-- TASK REQUIREMENTS --
Print exactly the lines that run from the line containing "Convert this chart to Plotly code." to the line containing "fig = go.Figure()", both included, and nothing else; pictures stay out.

[Dataset entries]
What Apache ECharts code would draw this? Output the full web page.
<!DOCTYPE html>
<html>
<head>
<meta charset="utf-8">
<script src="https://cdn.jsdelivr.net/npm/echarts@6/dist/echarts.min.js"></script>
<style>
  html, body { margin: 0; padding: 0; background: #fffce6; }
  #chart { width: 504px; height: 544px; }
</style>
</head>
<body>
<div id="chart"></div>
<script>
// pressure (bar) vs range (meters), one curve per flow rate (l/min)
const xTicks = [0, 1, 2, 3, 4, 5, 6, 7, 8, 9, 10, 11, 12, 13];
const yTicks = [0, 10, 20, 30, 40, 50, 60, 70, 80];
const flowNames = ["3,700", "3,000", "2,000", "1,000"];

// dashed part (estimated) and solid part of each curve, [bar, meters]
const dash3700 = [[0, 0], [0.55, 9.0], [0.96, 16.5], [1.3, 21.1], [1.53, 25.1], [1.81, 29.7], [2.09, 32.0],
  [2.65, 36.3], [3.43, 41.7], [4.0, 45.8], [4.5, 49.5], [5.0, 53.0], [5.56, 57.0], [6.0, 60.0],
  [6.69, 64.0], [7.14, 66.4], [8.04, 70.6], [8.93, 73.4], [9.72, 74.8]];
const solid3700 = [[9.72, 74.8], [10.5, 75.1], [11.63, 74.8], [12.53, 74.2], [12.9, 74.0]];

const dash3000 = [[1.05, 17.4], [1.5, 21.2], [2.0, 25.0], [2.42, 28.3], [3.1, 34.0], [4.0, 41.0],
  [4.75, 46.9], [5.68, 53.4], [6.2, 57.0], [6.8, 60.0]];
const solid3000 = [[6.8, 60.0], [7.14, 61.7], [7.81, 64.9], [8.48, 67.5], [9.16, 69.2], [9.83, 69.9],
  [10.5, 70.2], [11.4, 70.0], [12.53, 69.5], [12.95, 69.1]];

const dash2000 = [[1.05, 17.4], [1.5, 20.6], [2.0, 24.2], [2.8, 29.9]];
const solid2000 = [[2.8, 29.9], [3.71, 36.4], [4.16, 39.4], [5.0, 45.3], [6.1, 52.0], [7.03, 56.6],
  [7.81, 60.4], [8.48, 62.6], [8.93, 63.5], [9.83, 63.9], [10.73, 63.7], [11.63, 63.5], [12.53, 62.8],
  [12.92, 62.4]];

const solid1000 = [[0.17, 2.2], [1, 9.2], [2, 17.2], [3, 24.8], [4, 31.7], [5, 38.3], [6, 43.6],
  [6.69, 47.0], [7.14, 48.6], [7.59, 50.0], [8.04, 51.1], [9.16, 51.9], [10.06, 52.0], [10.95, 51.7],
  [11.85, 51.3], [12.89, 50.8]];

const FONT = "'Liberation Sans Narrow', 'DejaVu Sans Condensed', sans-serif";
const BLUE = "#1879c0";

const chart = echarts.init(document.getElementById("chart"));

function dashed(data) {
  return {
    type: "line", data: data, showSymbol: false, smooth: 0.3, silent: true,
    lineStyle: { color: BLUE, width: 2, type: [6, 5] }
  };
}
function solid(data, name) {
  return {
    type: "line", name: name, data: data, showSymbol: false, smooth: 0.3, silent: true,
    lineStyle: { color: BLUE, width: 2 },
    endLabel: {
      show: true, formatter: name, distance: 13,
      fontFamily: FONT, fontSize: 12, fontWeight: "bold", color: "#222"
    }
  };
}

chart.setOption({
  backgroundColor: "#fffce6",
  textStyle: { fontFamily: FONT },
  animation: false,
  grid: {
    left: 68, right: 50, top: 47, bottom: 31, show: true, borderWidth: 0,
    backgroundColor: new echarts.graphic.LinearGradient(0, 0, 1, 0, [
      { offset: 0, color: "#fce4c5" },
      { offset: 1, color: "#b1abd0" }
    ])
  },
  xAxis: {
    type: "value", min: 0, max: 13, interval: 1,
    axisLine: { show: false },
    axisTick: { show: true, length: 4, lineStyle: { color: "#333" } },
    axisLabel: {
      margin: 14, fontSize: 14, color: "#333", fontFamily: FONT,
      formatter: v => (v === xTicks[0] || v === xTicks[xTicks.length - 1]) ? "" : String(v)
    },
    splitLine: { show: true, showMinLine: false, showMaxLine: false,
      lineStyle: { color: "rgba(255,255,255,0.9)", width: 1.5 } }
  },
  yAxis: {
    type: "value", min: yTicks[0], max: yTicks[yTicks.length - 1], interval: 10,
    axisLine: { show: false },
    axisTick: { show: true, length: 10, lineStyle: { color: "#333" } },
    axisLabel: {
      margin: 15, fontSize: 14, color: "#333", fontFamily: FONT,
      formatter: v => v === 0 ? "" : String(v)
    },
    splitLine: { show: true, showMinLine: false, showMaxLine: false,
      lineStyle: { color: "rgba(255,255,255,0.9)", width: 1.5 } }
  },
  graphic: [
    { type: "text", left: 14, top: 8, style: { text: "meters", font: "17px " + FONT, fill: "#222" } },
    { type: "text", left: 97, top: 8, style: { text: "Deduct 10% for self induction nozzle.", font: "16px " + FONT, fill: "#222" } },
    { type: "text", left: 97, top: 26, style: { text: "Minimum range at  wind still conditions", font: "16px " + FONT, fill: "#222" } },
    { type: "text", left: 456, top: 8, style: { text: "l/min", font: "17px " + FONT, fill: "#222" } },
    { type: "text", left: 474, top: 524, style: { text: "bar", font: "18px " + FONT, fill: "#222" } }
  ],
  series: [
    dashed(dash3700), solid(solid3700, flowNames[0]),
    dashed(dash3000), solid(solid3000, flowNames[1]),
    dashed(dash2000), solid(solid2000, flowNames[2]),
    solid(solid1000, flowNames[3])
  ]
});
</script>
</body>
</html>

* * *

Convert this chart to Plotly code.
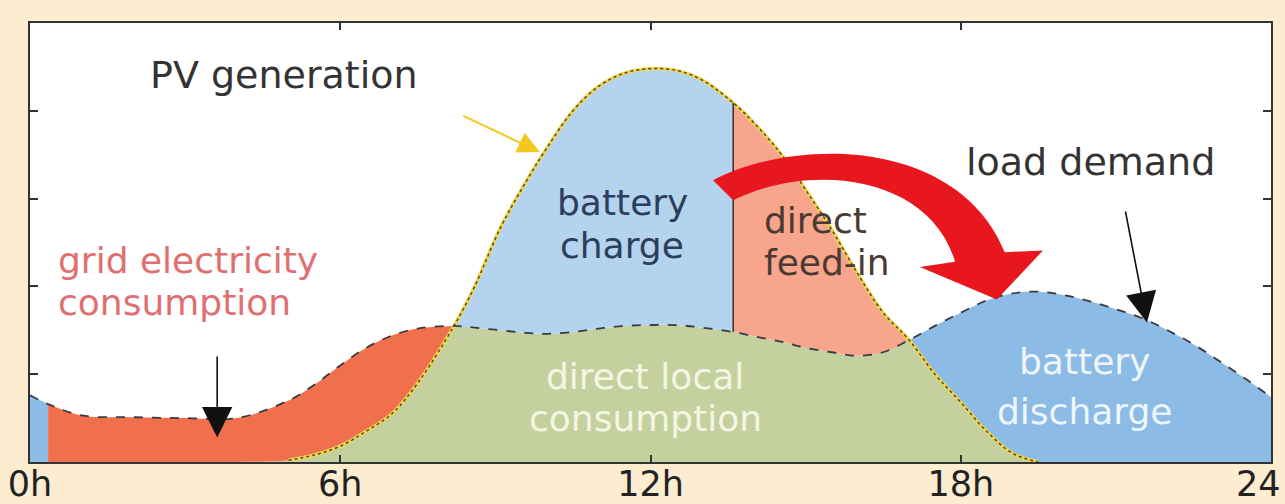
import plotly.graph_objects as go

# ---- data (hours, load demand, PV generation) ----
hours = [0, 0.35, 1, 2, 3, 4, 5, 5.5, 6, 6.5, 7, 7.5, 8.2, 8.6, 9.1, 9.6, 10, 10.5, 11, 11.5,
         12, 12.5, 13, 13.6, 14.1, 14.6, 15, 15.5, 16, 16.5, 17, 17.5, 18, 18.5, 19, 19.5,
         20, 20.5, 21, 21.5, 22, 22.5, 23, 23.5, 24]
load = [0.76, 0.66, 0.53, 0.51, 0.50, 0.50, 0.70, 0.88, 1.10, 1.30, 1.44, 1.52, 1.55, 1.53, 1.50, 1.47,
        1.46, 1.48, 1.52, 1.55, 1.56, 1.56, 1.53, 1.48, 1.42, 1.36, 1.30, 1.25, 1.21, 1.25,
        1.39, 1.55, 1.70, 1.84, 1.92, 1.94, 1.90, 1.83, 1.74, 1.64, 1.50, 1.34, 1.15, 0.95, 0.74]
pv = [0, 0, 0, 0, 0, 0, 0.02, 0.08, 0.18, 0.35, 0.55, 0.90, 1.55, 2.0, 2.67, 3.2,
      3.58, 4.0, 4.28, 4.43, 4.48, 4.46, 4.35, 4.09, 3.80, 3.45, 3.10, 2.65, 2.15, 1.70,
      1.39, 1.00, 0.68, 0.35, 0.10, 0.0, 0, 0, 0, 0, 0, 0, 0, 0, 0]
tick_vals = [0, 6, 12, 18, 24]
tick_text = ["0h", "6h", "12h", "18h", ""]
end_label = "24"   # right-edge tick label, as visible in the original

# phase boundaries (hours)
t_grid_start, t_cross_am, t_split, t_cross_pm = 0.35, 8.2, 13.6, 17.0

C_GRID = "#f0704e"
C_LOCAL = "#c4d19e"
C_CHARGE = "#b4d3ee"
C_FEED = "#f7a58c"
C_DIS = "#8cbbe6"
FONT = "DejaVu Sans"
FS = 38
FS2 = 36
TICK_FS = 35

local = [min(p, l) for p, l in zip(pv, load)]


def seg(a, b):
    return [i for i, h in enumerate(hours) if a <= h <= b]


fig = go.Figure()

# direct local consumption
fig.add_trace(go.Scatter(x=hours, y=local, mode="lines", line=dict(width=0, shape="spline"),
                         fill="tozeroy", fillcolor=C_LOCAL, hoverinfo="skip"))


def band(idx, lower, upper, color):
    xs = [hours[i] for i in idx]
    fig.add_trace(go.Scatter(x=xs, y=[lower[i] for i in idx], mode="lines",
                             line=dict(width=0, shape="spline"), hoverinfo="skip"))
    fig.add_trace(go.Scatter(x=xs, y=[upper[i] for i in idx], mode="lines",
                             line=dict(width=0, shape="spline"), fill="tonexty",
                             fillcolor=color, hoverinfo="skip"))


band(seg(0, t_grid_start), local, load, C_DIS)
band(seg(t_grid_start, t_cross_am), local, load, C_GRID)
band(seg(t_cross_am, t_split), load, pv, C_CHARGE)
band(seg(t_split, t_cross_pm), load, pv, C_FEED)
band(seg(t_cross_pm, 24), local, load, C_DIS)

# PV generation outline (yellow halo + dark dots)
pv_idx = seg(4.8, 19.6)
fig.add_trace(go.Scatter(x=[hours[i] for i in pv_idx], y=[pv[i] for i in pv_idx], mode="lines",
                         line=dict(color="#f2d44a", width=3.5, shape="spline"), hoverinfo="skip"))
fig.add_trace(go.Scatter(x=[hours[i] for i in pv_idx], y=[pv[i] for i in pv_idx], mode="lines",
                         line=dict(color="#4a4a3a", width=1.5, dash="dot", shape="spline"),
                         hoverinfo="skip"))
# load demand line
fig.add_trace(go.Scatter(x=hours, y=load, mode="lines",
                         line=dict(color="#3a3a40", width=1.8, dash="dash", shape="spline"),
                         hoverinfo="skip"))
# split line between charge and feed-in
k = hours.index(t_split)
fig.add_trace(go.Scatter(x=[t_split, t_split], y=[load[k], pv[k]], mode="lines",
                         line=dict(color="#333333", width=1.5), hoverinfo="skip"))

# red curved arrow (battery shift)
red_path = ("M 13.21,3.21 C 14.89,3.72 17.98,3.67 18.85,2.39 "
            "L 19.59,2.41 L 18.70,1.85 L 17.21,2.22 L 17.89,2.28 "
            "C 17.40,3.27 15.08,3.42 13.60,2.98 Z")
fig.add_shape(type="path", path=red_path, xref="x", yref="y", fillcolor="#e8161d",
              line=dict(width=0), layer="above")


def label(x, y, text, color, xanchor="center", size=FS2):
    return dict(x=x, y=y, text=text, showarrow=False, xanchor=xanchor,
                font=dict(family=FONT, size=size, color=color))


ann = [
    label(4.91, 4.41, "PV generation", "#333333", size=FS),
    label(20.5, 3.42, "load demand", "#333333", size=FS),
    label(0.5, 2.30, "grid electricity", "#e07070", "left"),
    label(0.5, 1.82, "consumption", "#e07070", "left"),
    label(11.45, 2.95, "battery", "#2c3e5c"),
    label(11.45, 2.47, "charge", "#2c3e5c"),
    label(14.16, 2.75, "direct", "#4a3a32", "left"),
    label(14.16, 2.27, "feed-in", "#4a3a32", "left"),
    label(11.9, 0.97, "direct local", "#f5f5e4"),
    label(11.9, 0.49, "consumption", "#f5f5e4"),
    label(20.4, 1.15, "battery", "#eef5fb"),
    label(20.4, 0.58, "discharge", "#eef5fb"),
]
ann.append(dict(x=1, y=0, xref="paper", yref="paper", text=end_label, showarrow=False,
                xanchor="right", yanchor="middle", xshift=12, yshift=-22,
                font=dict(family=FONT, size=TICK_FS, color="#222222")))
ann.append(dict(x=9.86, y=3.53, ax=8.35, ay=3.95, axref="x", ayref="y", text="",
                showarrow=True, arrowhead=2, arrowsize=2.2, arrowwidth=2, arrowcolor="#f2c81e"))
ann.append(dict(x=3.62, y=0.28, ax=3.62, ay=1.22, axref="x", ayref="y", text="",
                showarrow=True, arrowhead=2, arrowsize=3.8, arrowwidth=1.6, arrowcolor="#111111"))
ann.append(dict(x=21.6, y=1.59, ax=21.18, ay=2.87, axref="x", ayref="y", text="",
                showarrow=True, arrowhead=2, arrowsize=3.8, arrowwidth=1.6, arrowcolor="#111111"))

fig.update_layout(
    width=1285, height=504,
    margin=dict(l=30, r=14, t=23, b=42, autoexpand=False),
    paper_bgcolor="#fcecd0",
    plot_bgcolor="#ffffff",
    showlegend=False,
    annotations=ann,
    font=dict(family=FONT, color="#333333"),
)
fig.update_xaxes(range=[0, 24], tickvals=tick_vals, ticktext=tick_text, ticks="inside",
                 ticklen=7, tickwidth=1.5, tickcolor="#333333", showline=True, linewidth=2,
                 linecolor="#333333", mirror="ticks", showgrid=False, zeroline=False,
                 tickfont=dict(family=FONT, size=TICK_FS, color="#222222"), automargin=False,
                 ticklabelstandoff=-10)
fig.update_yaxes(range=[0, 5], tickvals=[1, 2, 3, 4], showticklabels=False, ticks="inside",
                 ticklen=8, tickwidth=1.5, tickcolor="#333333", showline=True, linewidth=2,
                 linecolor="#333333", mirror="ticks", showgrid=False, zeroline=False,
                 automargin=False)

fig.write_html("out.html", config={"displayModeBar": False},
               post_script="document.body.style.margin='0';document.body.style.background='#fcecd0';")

-- RESULT FOR THIS TASK --
Convert this chart to Plotly code.
import plotly.graph_objects as go

# ---- data (hours, load demand, PV generation) ----
hours = [0, 0.35, 1, 2, 3, 4, 5, 5.5, 6, 6.5, 7, 7.5, 8.2, 8.6, 9.1, 9.6, 10, 10.5, 11, 11.5,
         12, 12.5, 13, 13.6, 14.1, 14.6, 15, 15.5, 16, 16.5, 17, 17.5, 18, 18.5, 19, 19.5,
         20, 20.5, 21, 21.5, 22, 22.5, 23, 23.5, 24]
load = [0.76, 0.66, 0.53, 0.51, 0.50, 0.50, 0.70, 0.88, 1.10, 1.30, 1.44, 1.52, 1.55, 1.53, 1.50, 1.47,
        1.46, 1.48, 1.52, 1.55, 1.56, 1.56, 1.53, 1.48, 1.42, 1.36, 1.30, 1.25, 1.21, 1.25,
        1.39, 1.55, 1.70, 1.84, 1.92, 1.94, 1.90, 1.83, 1.74, 1.64, 1.50, 1.34, 1.15, 0.95, 0.74]
pv = [0, 0, 0, 0, 0, 0, 0.02, 0.08, 0.18, 0.35, 0.55, 0.90, 1.55, 2.0, 2.67, 3.2,
      3.58, 4.0, 4.28, 4.43, 4.48, 4.46, 4.35, 4.09, 3.80, 3.45, 3.10, 2.65, 2.15, 1.70,
      1.39, 1.00, 0.68, 0.35, 0.10, 0.0, 0, 0, 0, 0, 0, 0, 0, 0, 0]
tick_vals = [0, 6, 12, 18, 24]
tick_text = ["0h", "6h", "12h", "18h", ""]
end_label = "24"   # right-edge tick label, as visible in the original

# phase boundaries (hours)
t_grid_start, t_cross_am, t_split, t_cross_pm = 0.35, 8.2, 13.6, 17.0

C_GRID = "#f0704e"
C_LOCAL = "#c4d19e"
C_CHARGE = "#b4d3ee"
C_FEED = "#f7a58c"
C_DIS = "#8cbbe6"
FONT = "DejaVu Sans"
FS = 38
FS2 = 36
TICK_FS = 35

local = [min(p, l) for p, l in zip(pv, load)]


def seg(a, b):
    return [i for i, h in enumerate(hours) if a <= h <= b]


fig = go.Figure()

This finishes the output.